Validation v. Empathy: Similarly, while we try to create an environment that’s incredibly participative and inclusive, sometimes people will expect you to bow to their strong opinions. You can’t always do so. Someone might be passionate and loud, but it doesn’t make them right. All points of view are not equal, and relativism in decision making can splinter your organization and might plunge it into chaos. As an example, LeadGenius recently initiated a major design change to how we align staff to prospects and customers. The reaction approached anarchy. The senior team spent over a month listening to folks who were convinced we would destroy the business and had a litany of suggestions on other ways to solve the problem. We listened intensely and showed compassion, but our ultimate decision did end up disappointing some.
While you should provide a platform for ideas, you can’t validate everyone. Senior management must determine what it’s willing to take on and is compensated well to make tough calls. Even though some individuals will disagree or be disappointed, management must consider its obligations to all stakeholders, make the hard decisions and act for the greater good.
Director of Fun v.

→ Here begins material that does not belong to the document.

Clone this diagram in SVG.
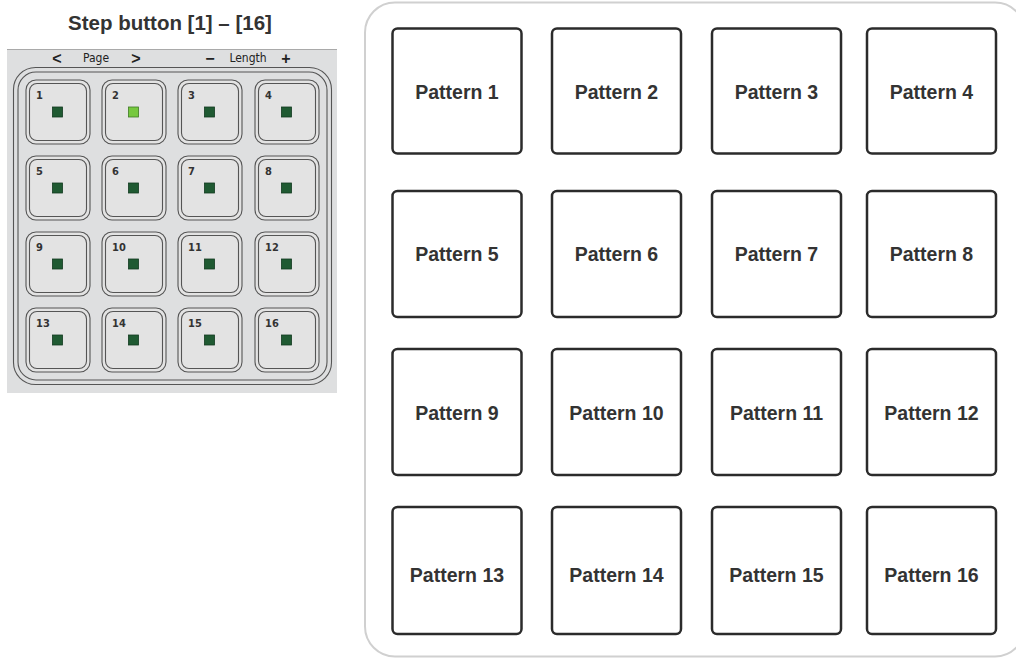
<svg xmlns="http://www.w3.org/2000/svg" width="1016" height="659" viewBox="0 0 1016 659">
<style>
.pad{fill:#fff;stroke:#2b2b2b;stroke-width:2.5}
.pt{font-family:"Liberation Sans",Arial,sans-serif;font-weight:bold;font-size:19.5px;fill:#333;text-anchor:middle}
.bo{fill:#e3e3e3;stroke:#555;stroke-width:1.1}
.bi{fill:none;stroke:#555;stroke-width:1.1}
.bn{font-family:"DejaVu Sans Condensed","Liberation Sans",sans-serif;font-weight:bold;font-size:11px;fill:#333}
.led{fill:#1f5a32;stroke:#123a20;stroke-width:0.8}
.hd{font-family:"DejaVu Sans Condensed","Liberation Sans",sans-serif;font-size:12px;fill:#222;text-anchor:middle}
.sym{font-family:"Liberation Sans",Arial,sans-serif;font-weight:bold;font-size:16px;fill:#222;text-anchor:middle}
</style>
<rect width="1016" height="659" fill="#fff"/>
<g id="title"><text x="170" y="30" font-family="Liberation Sans,Arial,sans-serif" font-weight="bold" font-size="20.5" fill="#333" text-anchor="middle">Step button [1] – [16]</text></g>
<g id="step-panel">
<rect x="7" y="49" width="330" height="344" fill="#dedfe0"/>
<line x1="7" y1="49.5" x2="337" y2="49.5" stroke="#a9a9a9" stroke-width="1"/>
<text class="sym" x="57" y="64">&lt;</text>
<text class="hd" x="96" y="62">Page</text>
<text class="sym" x="136" y="64">&gt;</text>
<text class="sym" x="210" y="64">−</text>
<text class="hd" x="248" y="62">Length</text>
<text class="sym" x="286" y="64">+</text>
<rect x="13.5" y="67.5" width="318" height="317" rx="22" fill="none" stroke="#555" stroke-width="1.1"/>
<rect x="18" y="72" width="309" height="308" rx="18" fill="none" stroke="#555" stroke-width="1.1"/>
</g>
<g id="step-buttons">
<g id="btn1"><rect class="bo" x="26" y="80" width="64" height="64" rx="10"/><rect class="bi" x="29.5" y="83.5" width="57" height="57" rx="7.5"/><text class="bn" x="36" y="99">1</text><rect class="led" x="52.5" y="107" width="10" height="10"/></g>
<g id="btn2"><rect class="bo" x="102" y="80" width="64" height="64" rx="10"/><rect class="bi" x="105.5" y="83.5" width="57" height="57" rx="7.5"/><text class="bn" x="112" y="99">2</text><rect x="128.5" y="107" width="10" height="10" fill="#76c83e" stroke="#3f7a24" stroke-width="0.8"/></g>
<g id="btn3"><rect class="bo" x="178" y="80" width="64" height="64" rx="10"/><rect class="bi" x="181.5" y="83.5" width="57" height="57" rx="7.5"/><text class="bn" x="188" y="99">3</text><rect class="led" x="204.5" y="107" width="10" height="10"/></g>
<g id="btn4"><rect class="bo" x="255" y="80" width="64" height="64" rx="10"/><rect class="bi" x="258.5" y="83.5" width="57" height="57" rx="7.5"/><text class="bn" x="265" y="99">4</text><rect class="led" x="281.5" y="107" width="10" height="10"/></g>
<g id="btn5"><rect class="bo" x="26" y="156" width="64" height="64" rx="10"/><rect class="bi" x="29.5" y="159.5" width="57" height="57" rx="7.5"/><text class="bn" x="36" y="175">5</text><rect class="led" x="52.5" y="183" width="10" height="10"/></g>
<g id="btn6"><rect class="bo" x="102" y="156" width="64" height="64" rx="10"/><rect class="bi" x="105.5" y="159.5" width="57" height="57" rx="7.5"/><text class="bn" x="112" y="175">6</text><rect class="led" x="128.5" y="183" width="10" height="10"/></g>
<g id="btn7"><rect class="bo" x="178" y="156" width="64" height="64" rx="10"/><rect class="bi" x="181.5" y="159.5" width="57" height="57" rx="7.5"/><text class="bn" x="188" y="175">7</text><rect class="led" x="204.5" y="183" width="10" height="10"/></g>
<g id="btn8"><rect class="bo" x="255" y="156" width="64" height="64" rx="10"/><rect class="bi" x="258.5" y="159.5" width="57" height="57" rx="7.5"/><text class="bn" x="265" y="175">8</text><rect class="led" x="281.5" y="183" width="10" height="10"/></g>
<g id="btn9"><rect class="bo" x="26" y="232" width="64" height="64" rx="10"/><rect class="bi" x="29.5" y="235.5" width="57" height="57" rx="7.5"/><text class="bn" x="36" y="251">9</text><rect class="led" x="52.5" y="259" width="10" height="10"/></g>
<g id="btn10"><rect class="bo" x="102" y="232" width="64" height="64" rx="10"/><rect class="bi" x="105.5" y="235.5" width="57" height="57" rx="7.5"/><text class="bn" x="112" y="251">10</text><rect class="led" x="128.5" y="259" width="10" height="10"/></g>
<g id="btn11"><rect class="bo" x="178" y="232" width="64" height="64" rx="10"/><rect class="bi" x="181.5" y="235.5" width="57" height="57" rx="7.5"/><text class="bn" x="188" y="251">11</text><rect class="led" x="204.5" y="259" width="10" height="10"/></g>
<g id="btn12"><rect class="bo" x="255" y="232" width="64" height="64" rx="10"/><rect class="bi" x="258.5" y="235.5" width="57" height="57" rx="7.5"/><text class="bn" x="265" y="251">12</text><rect class="led" x="281.5" y="259" width="10" height="10"/></g>
<g id="btn13"><rect class="bo" x="26" y="308" width="64" height="64" rx="10"/><rect class="bi" x="29.5" y="311.5" width="57" height="57" rx="7.5"/><text class="bn" x="36" y="327">13</text><rect class="led" x="52.5" y="335" width="10" height="10"/></g>
<g id="btn14"><rect class="bo" x="102" y="308" width="64" height="64" rx="10"/><rect class="bi" x="105.5" y="311.5" width="57" height="57" rx="7.5"/><text class="bn" x="112" y="327">14</text><rect class="led" x="128.5" y="335" width="10" height="10"/></g>
<g id="btn15"><rect class="bo" x="178" y="308" width="64" height="64" rx="10"/><rect class="bi" x="181.5" y="311.5" width="57" height="57" rx="7.5"/><text class="bn" x="188" y="327">15</text><rect class="led" x="204.5" y="335" width="10" height="10"/></g>
<g id="btn16"><rect class="bo" x="255" y="308" width="64" height="64" rx="10"/><rect class="bi" x="258.5" y="311.5" width="57" height="57" rx="7.5"/><text class="bn" x="265" y="327">16</text><rect class="led" x="281.5" y="335" width="10" height="10"/></g>
</g>
<g id="pattern-panel"><rect x="365" y="2.5" width="660" height="654" rx="30" fill="#fff" stroke="#d0d0d0" stroke-width="2"/></g>
<g id="patterns">
<g id="p1"><rect class="pad" x="392.5" y="28.5" width="129" height="125" rx="5"/><text class="pt" x="457" y="99">Pattern 1</text></g>
<g id="p2"><rect class="pad" x="552" y="28.5" width="129" height="125" rx="5"/><text class="pt" x="616.5" y="99">Pattern 2</text></g>
<g id="p3"><rect class="pad" x="712" y="28.5" width="129" height="125" rx="5"/><text class="pt" x="776.5" y="99">Pattern 3</text></g>
<g id="p4"><rect class="pad" x="867" y="28.5" width="129" height="125" rx="5"/><text class="pt" x="931.5" y="99">Pattern 4</text></g>
<g id="p5"><rect class="pad" x="392.5" y="191" width="129" height="126" rx="5"/><text class="pt" x="457" y="261">Pattern 5</text></g>
<g id="p6"><rect class="pad" x="552" y="191" width="129" height="126" rx="5"/><text class="pt" x="616.5" y="261">Pattern 6</text></g>
<g id="p7"><rect class="pad" x="712" y="191" width="129" height="126" rx="5"/><text class="pt" x="776.5" y="261">Pattern 7</text></g>
<g id="p8"><rect class="pad" x="867" y="191" width="129" height="126" rx="5"/><text class="pt" x="931.5" y="261">Pattern 8</text></g>
<g id="p9"><rect class="pad" x="392.5" y="349" width="129" height="126" rx="5"/><text class="pt" x="457" y="420">Pattern 9</text></g>
<g id="p10"><rect class="pad" x="552" y="349" width="129" height="126" rx="5"/><text class="pt" x="616.5" y="420">Pattern 10</text></g>
<g id="p11"><rect class="pad" x="712" y="349" width="129" height="126" rx="5"/><text class="pt" x="776.5" y="420">Pattern 11</text></g>
<g id="p12"><rect class="pad" x="867" y="349" width="129" height="126" rx="5"/><text class="pt" x="931.5" y="420">Pattern 12</text></g>
<g id="p13"><rect class="pad" x="392.5" y="507" width="129" height="127" rx="5"/><text class="pt" x="457" y="582">Pattern 13</text></g>
<g id="p14"><rect class="pad" x="552" y="507" width="129" height="127" rx="5"/><text class="pt" x="616.5" y="582">Pattern 14</text></g>
<g id="p15"><rect class="pad" x="712" y="507" width="129" height="127" rx="5"/><text class="pt" x="776.5" y="582">Pattern 15</text></g>
<g id="p16"><rect class="pad" x="867" y="507" width="129" height="127" rx="5"/><text class="pt" x="931.5" y="582">Pattern 16</text></g>
</g>
<g id="connectors"></g>
</svg>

Fulfillment: An employee recently said, “Mark, I don’t think people are having fun. We need to do something.” CEO as social director…really? I never knew that providing fun was an employer’s obligation. It’s possible that every generation defines Maslow’s Hierarchy of Needs a bit differently, but it wasn’t many decades ago when a satisfying job meant putting food on the table and a roof overhead. I worry that the tech-bro culture and wild financial inflows drowning San Francisco is warping the expectations of staff who have only worked in an economic cycle of abundance. It hasn’t always been ping-pong tables, bean bags, Patagonia jackets, private transportation, and unlimited food. And I suspect this ‘fun’ won’t last forever.
All employees, senior management included, work on behalf of a company’s owners-investors (of which staff can be with stock options) and customers. It’s serving the desires and needs of these stakeholders that must be paramount. In this pursuit, employers should provide a respectful environment in which people can be challenged intellectually and learn. If that isn’t fun to you, you might need to seek it elsewhere.
Lyrics of a Lifetime
In the year of my birth, Mick and Keith released a sing-along anthem that closed the decade on the turbulent 1960s with the chorus:
You can’t always get what you want
But if you try sometimes, well, you might find
You get what you need.
As with my growing daughters, so too with teenage startups…never have truer words been written. If you manage or work in an awkwardly growing startup, appreciate The Stones wisdom and embrace their relevance. And go ahead – hum along too.